Some fear that the United States is trying to recapture markets and industry it lost to friends and partners, as well as putative enemies. To try to mitigate this concern the Biden administration has proposed a series of mechanisms to allow countries to coordinate on policy choices to “align incentives” so that market distortions can be minimised. These include the Indo-Pacific Economic Framework (IPEF) and the US-EU Trade and Technology Council. But these are both nebulous proposals. Even if they work as intended – and IPEF in particular does not provide a great deal of reassurance on that front to date – they will create a bewildering array of distortions in markets, with consequences which are extremely difficult to discern, apart from the reality that they will increase cost and decrease efficiency.
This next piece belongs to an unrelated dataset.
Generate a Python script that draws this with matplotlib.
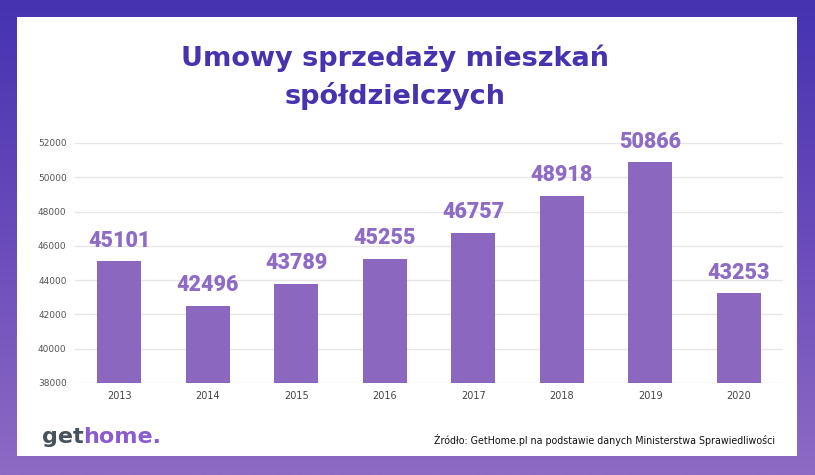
import numpy as np
import matplotlib.pyplot as plt
from matplotlib.patches import Rectangle
from matplotlib.colors import LinearSegmentedColormap

years = ['2013', '2014', '2015', '2016', '2017', '2018', '2019', '2020']
contracts = [45101, 42496, 43789, 45255, 46757, 48918, 50866, 43253]
yticks = [38000, 40000, 42000, 44000, 46000, 48000, 50000, 52000]

title = 'Umowy sprzedaży mieszkań\nspółdzielczych'
source = 'Źródło: GetHome.pl na podstawie danych Ministerstwa Sprawiedliwości'

bar_color = '#8c67c0'
title_color = '#4733b0'

fig = plt.figure(figsize=(8.15, 4.75), dpi=100)

# gradient frame behind everything
bg = fig.add_axes([0, 0, 1, 1], zorder=-10)
cmap = LinearSegmentedColormap.from_list('frame', ['#4533b0', '#6a4bbb', '#8e6bc4'])
bg.imshow(np.linspace(0, 1, 256).reshape(-1, 1), aspect='auto', cmap=cmap,
          extent=[0, 1, 0, 1], origin='upper')
bg.add_patch(Rectangle((17 / 815, 1 - 456 / 475), (797 - 17) / 815, (456 - 17) / 475,
                       facecolor='white', edgecolor='none'))
bg.set_xlim(0, 1)
bg.set_ylim(0, 1)
bg.axis('off')

ax = fig.add_axes([75 / 815, 1 - 383 / 475, (783 - 75) / 815, (383 - 143) / 475])
x = np.arange(len(years))
bars = ax.bar(x, contracts, width=0.5, color=bar_color, zorder=3)
for xi, v in zip(x, contracts):
    ax.text(xi, v + 550, str(v), ha='center', va='bottom', fontsize=15.5,
            fontweight='heavy', color='#8e6bc4', family=['Roboto', 'DejaVu Sans'])

ax.set_xlim(-0.5, len(years) - 0.5)
ax.set_ylim(38000, 52000)
ax.set_yticks(yticks)
ax.set_yticklabels([str(t) for t in yticks], fontsize=6.5, color='#555555')
ax.set_xticks(x)
ax.set_xticklabels(years, fontsize=7, color='#444444')
ax.tick_params(length=0, pad=6)
ax.grid(axis='y', color='#e6e6e6', linewidth=1, zorder=0)
for s in ax.spines.values():
    s.set_visible(False)
ax.set_facecolor('none')

fig.text(395 / 815, 1 - 77 / 475, title, ha='center', va='center', fontsize=19.5,
         fontweight='bold', color=title_color, linespacing=1.45)

# logo
fig.text(42 / 815, 1 - 437 / 475, 'get', ha='left', va='center', fontsize=16,
         fontweight='heavy', color='#46525c')
fig.text(83 / 815, 1 - 437 / 475, 'home.', ha='left', va='center', fontsize=16,
         fontweight='heavy', color='#8a5cd0')

fig.text(775 / 815, 1 - 440 / 475, source, ha='right', va='center', fontsize=7.7,
         color='#111111', family='DejaVu Sans', stretch='condensed')

fig.savefig('out.png', dpi=100)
Sullivan describes this internationalised industrial policy as intended to increase resilience, reduce risk and be more economically inclusive. But stripped of such high-minded rhetoric, it is not just about increasing American self-sufficiency in semiconductors and green technology, but about choking off China’s growth in key areas. Sullivan talks of protecting technology with “a small yard and high fences” yet it has maintained Trump-era policies to undermine leading Chinese telecommunications firms. Deliberate or not, this is reinforcing the sense in Beijing that Washington intends to contain China’s growth and limit is potential prosperity. This risks a further fuelling mutual suspicion and ill will.

The larger trend is clear: geopolitical concerns are now fundamental to the operation of markets. The end of the Cold War ushered in a period of liberal optimism in which competition between states was subordinated to the logic of the market. Biden’s move to reorient US economic policy shows us that we are now in an era in which markets will be subordinate to the logic of geopolitical competition. And that is one in which growth will be lower, costs higher, and risks of war are much greater than before. A grim future, indeed.